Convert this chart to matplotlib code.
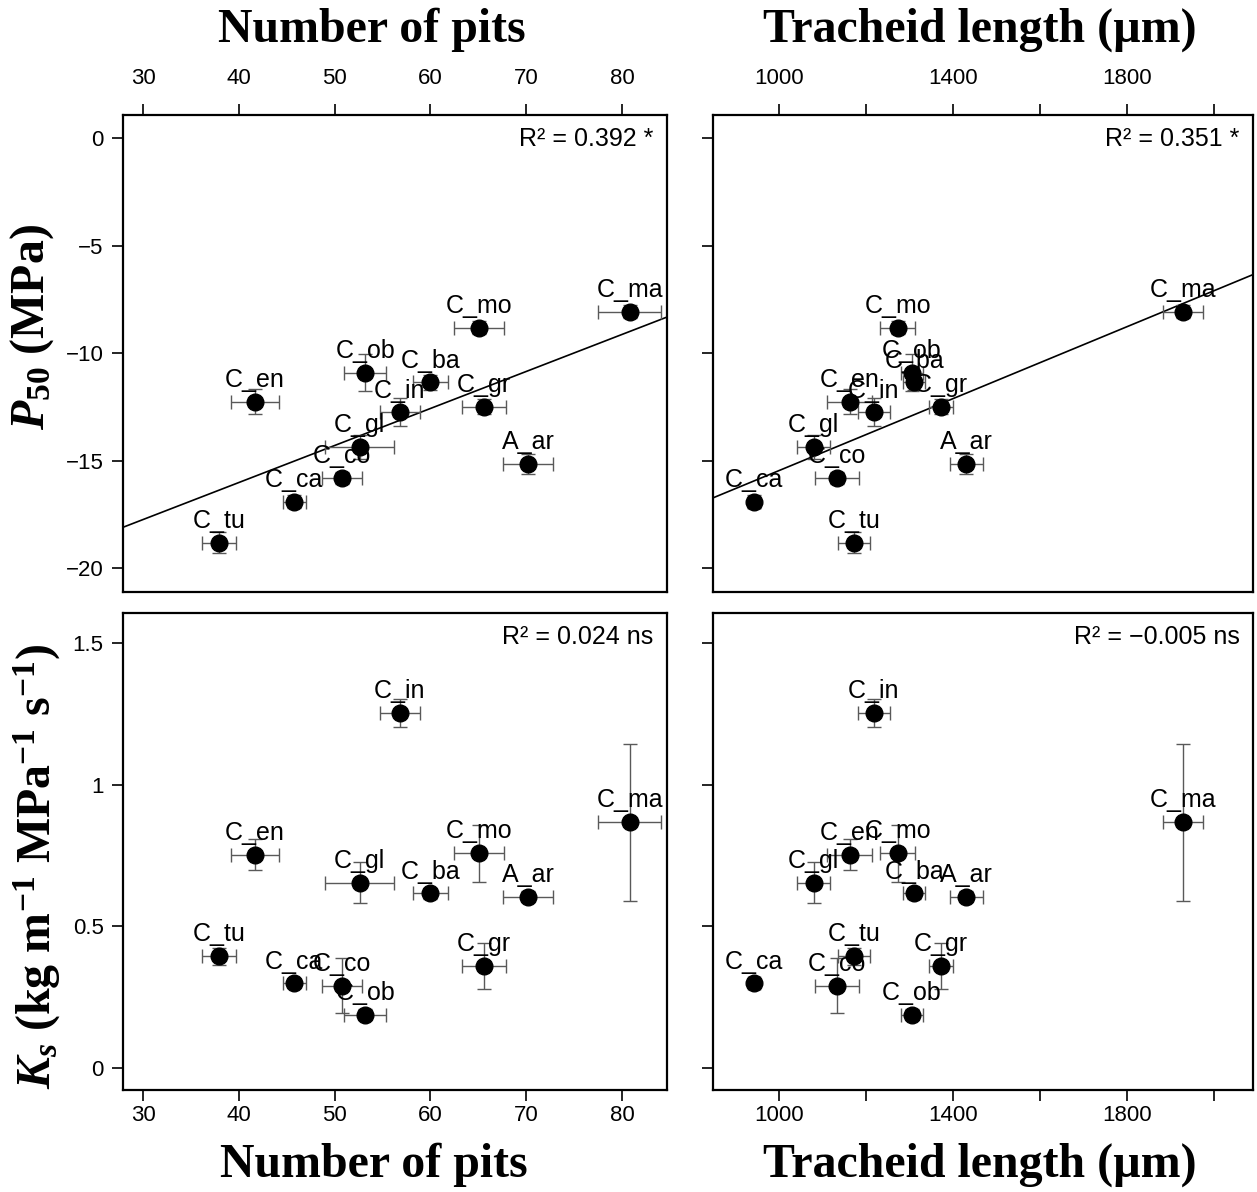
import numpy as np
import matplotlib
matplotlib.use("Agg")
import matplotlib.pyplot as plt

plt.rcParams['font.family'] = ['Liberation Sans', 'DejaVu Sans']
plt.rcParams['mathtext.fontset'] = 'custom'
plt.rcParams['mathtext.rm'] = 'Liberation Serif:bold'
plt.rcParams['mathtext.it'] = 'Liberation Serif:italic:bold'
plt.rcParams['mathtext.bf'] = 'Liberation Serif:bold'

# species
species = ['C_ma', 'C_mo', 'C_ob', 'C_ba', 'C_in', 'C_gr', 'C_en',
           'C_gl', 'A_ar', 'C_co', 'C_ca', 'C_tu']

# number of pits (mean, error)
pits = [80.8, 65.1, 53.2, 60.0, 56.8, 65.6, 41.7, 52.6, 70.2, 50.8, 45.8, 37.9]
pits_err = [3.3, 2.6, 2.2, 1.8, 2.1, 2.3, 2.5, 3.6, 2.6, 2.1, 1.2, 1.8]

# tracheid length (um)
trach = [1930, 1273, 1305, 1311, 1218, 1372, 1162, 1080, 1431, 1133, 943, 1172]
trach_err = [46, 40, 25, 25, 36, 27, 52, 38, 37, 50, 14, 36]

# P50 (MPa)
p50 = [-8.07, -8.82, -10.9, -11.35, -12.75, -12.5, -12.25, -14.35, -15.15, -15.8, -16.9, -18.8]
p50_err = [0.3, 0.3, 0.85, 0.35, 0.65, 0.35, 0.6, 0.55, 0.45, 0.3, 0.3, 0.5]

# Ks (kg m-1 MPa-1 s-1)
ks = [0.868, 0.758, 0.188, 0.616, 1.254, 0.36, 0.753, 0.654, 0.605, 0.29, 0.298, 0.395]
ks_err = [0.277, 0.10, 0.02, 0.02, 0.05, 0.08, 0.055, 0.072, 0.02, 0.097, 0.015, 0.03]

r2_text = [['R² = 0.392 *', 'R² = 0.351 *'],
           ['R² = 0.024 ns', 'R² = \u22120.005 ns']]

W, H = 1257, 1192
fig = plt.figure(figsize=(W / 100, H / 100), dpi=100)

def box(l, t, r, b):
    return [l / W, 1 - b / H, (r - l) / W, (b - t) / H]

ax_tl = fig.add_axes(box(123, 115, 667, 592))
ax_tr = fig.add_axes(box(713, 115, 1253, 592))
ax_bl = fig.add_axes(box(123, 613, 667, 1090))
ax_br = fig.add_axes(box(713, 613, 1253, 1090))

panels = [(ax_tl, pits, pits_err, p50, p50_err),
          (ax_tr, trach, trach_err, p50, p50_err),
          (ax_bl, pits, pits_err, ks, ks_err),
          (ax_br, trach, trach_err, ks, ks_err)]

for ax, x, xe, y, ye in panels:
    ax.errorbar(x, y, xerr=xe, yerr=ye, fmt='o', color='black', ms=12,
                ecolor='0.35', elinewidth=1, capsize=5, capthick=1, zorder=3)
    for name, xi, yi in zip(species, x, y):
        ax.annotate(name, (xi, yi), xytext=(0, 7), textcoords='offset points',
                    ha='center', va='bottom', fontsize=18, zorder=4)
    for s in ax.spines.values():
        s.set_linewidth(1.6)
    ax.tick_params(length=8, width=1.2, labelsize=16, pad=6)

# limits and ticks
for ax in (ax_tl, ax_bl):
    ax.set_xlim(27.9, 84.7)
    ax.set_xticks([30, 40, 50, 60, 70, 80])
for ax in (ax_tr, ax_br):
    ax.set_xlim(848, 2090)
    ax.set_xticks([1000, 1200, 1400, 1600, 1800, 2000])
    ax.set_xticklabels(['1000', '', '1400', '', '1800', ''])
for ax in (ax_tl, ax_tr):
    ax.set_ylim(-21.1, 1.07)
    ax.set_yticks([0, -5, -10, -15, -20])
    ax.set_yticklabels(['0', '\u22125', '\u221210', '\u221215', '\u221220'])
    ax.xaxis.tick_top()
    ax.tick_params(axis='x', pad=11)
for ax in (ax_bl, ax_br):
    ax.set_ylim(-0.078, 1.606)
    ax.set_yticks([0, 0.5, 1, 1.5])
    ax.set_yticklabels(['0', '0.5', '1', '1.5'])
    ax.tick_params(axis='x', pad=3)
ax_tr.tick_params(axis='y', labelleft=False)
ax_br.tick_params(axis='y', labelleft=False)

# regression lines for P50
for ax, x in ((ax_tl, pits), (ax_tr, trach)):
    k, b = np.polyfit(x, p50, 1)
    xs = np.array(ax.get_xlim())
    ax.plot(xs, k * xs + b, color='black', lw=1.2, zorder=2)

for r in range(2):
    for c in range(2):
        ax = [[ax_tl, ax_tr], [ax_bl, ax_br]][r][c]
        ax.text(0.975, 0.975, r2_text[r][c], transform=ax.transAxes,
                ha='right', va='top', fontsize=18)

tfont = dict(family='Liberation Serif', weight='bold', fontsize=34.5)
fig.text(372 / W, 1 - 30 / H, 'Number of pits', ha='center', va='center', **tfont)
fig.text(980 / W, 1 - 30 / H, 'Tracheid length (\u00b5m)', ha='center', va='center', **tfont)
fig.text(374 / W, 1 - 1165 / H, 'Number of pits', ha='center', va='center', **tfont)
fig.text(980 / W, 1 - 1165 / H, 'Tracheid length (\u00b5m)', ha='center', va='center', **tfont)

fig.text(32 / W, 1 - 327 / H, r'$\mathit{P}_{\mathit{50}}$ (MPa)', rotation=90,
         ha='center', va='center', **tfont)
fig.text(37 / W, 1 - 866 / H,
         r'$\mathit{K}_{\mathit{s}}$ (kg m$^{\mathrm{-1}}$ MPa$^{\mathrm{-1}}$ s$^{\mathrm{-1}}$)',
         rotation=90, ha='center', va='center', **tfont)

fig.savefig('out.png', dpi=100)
◇ ◇ ◇
▶ [Problem statement]: Set the lines above down again, word for word, from the first through the one containing "0.3, 0.3, 0.5]"; pictures excluded.

▶ [Exercise result]:
Convert this chart to matplotlib code.
import numpy as np
import matplotlib
matplotlib.use("Agg")
import matplotlib.pyplot as plt

plt.rcParams['font.family'] = ['Liberation Sans', 'DejaVu Sans']
plt.rcParams['mathtext.fontset'] = 'custom'
plt.rcParams['mathtext.rm'] = 'Liberation Serif:bold'
plt.rcParams['mathtext.it'] = 'Liberation Serif:italic:bold'
plt.rcParams['mathtext.bf'] = 'Liberation Serif:bold'

# species
species = ['C_ma', 'C_mo', 'C_ob', 'C_ba', 'C_in', 'C_gr', 'C_en',
           'C_gl', 'A_ar', 'C_co', 'C_ca', 'C_tu']

# number of pits (mean, error)
pits = [80.8, 65.1, 53.2, 60.0, 56.8, 65.6, 41.7, 52.6, 70.2, 50.8, 45.8, 37.9]
pits_err = [3.3, 2.6, 2.2, 1.8, 2.1, 2.3, 2.5, 3.6, 2.6, 2.1, 1.2, 1.8]

# tracheid length (um)
trach = [1930, 1273, 1305, 1311, 1218, 1372, 1162, 1080, 1431, 1133, 943, 1172]
trach_err = [46, 40, 25, 25, 36, 27, 52, 38, 37, 50, 14, 36]

# P50 (MPa)
p50 = [-8.07, -8.82, -10.9, -11.35, -12.75, -12.5, -12.25, -14.35, -15.15, -15.8, -16.9, -18.8]
p50_err = [0.3, 0.3, 0.85, 0.35, 0.65, 0.35, 0.6, 0.55, 0.45, 0.3, 0.3, 0.5]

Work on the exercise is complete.